— start Raw data —

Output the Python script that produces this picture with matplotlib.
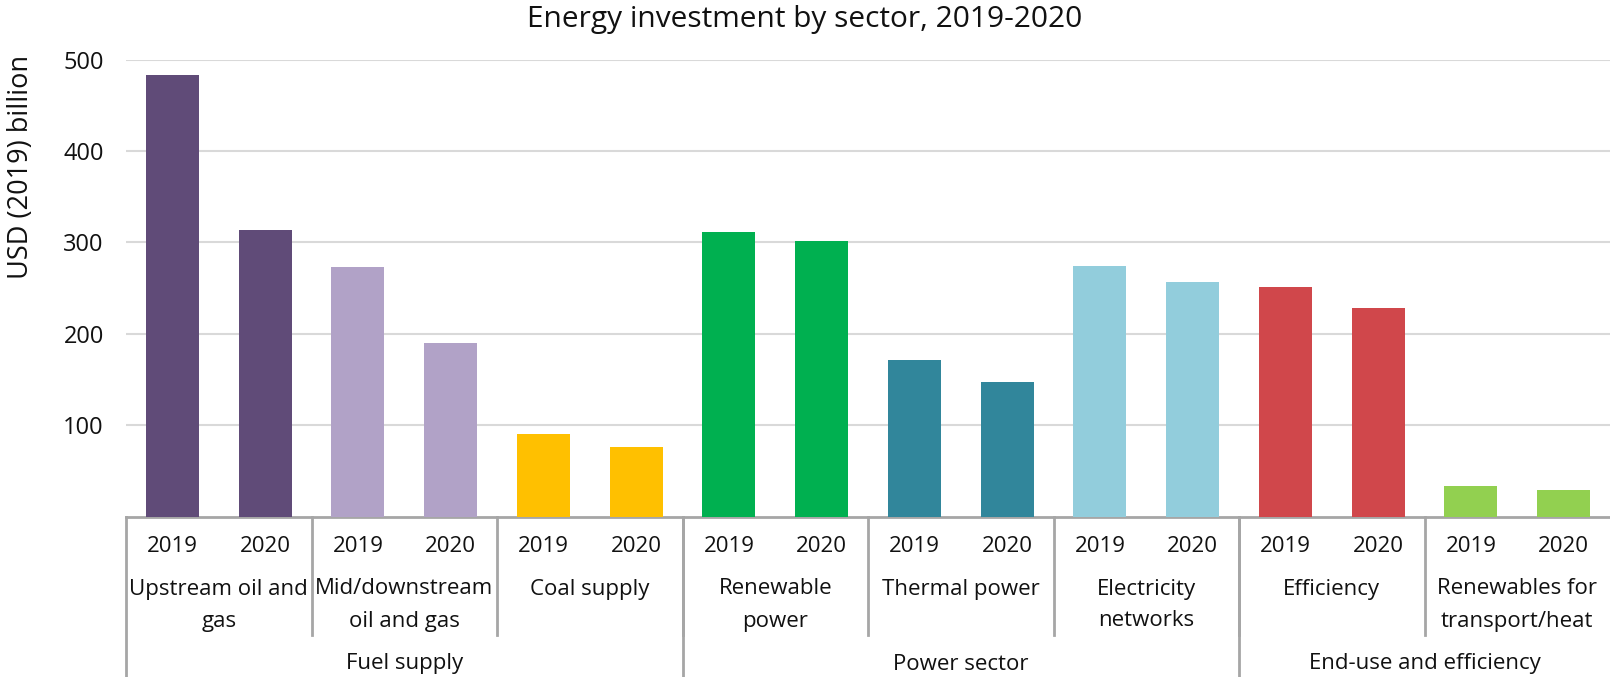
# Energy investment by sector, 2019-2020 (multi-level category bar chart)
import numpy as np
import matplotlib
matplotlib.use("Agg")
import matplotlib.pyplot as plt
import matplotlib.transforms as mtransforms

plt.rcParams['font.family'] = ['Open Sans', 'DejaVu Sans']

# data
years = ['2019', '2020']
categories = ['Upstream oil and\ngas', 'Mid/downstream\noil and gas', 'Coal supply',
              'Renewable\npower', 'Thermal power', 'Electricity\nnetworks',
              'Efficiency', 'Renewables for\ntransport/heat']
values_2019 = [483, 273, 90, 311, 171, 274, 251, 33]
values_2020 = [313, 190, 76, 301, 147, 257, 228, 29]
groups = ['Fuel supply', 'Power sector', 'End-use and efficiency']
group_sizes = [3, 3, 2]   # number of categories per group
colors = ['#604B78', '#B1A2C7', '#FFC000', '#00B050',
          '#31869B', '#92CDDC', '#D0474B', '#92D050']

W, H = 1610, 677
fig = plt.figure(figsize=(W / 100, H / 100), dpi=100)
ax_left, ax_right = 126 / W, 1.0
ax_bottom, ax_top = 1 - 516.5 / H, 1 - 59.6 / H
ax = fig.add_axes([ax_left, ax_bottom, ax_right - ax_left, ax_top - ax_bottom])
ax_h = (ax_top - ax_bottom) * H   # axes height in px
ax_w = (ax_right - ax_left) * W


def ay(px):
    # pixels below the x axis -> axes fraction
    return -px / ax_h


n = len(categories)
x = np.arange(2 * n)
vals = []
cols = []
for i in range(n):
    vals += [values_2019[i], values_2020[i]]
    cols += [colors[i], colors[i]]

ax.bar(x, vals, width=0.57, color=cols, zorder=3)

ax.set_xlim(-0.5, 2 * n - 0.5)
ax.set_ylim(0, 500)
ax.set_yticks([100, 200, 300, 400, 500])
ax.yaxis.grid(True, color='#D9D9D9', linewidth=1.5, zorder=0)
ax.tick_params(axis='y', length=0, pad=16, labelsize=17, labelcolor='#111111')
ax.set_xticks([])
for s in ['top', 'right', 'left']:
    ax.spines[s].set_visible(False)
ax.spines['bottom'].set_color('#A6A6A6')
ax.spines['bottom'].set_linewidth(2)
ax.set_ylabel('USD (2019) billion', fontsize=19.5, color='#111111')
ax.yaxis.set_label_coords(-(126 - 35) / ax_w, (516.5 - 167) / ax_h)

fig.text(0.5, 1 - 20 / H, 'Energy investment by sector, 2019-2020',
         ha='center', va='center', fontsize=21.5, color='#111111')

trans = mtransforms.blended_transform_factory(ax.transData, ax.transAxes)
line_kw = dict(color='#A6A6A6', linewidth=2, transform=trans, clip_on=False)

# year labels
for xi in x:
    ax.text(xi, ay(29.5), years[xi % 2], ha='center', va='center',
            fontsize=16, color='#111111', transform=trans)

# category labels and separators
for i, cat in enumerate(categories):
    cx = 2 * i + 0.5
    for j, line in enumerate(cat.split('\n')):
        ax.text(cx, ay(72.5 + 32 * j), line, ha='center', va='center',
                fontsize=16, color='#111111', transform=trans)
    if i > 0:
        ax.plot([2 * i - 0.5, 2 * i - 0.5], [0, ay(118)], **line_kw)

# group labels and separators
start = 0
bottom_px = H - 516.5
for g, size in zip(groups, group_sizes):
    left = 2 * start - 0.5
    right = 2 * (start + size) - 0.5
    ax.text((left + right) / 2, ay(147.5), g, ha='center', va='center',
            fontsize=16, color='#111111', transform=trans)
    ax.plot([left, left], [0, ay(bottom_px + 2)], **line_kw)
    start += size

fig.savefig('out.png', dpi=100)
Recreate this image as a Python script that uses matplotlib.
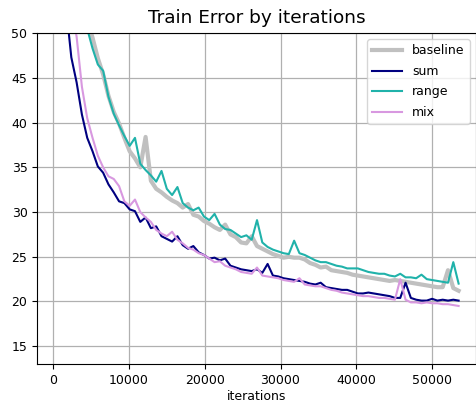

— end Raw data —

Problem
Write out exactly the lines between the start of the data and the line with "cols += [colors[i], colors[i]]", including both, but none of the pictures.

Exercise solution
Output the Python script that produces this picture with matplotlib.
# Energy investment by sector, 2019-2020 (multi-level category bar chart)
import numpy as np
import matplotlib
matplotlib.use("Agg")
import matplotlib.pyplot as plt
import matplotlib.transforms as mtransforms

plt.rcParams['font.family'] = ['Open Sans', 'DejaVu Sans']

# data
years = ['2019', '2020']
categories = ['Upstream oil and\ngas', 'Mid/downstream\noil and gas', 'Coal supply',
              'Renewable\npower', 'Thermal power', 'Electricity\nnetworks',
              'Efficiency', 'Renewables for\ntransport/heat']
values_2019 = [483, 273, 90, 311, 171, 274, 251, 33]
values_2020 = [313, 190, 76, 301, 147, 257, 228, 29]
groups = ['Fuel supply', 'Power sector', 'End-use and efficiency']
group_sizes = [3, 3, 2]   # number of categories per group
colors = ['#604B78', '#B1A2C7', '#FFC000', '#00B050',
          '#31869B', '#92CDDC', '#D0474B', '#92D050']

W, H = 1610, 677
fig = plt.figure(figsize=(W / 100, H / 100), dpi=100)
ax_left, ax_right = 126 / W, 1.0
ax_bottom, ax_top = 1 - 516.5 / H, 1 - 59.6 / H
ax = fig.add_axes([ax_left, ax_bottom, ax_right - ax_left, ax_top - ax_bottom])
ax_h = (ax_top - ax_bottom) * H   # axes height in px
ax_w = (ax_right - ax_left) * W


def ay(px):
    # pixels below the x axis -> axes fraction
    return -px / ax_h


n = len(categories)
x = np.arange(2 * n)
vals = []
cols = []
for i in range(n):
    vals += [values_2019[i], values_2020[i]]
    cols += [colors[i], colors[i]]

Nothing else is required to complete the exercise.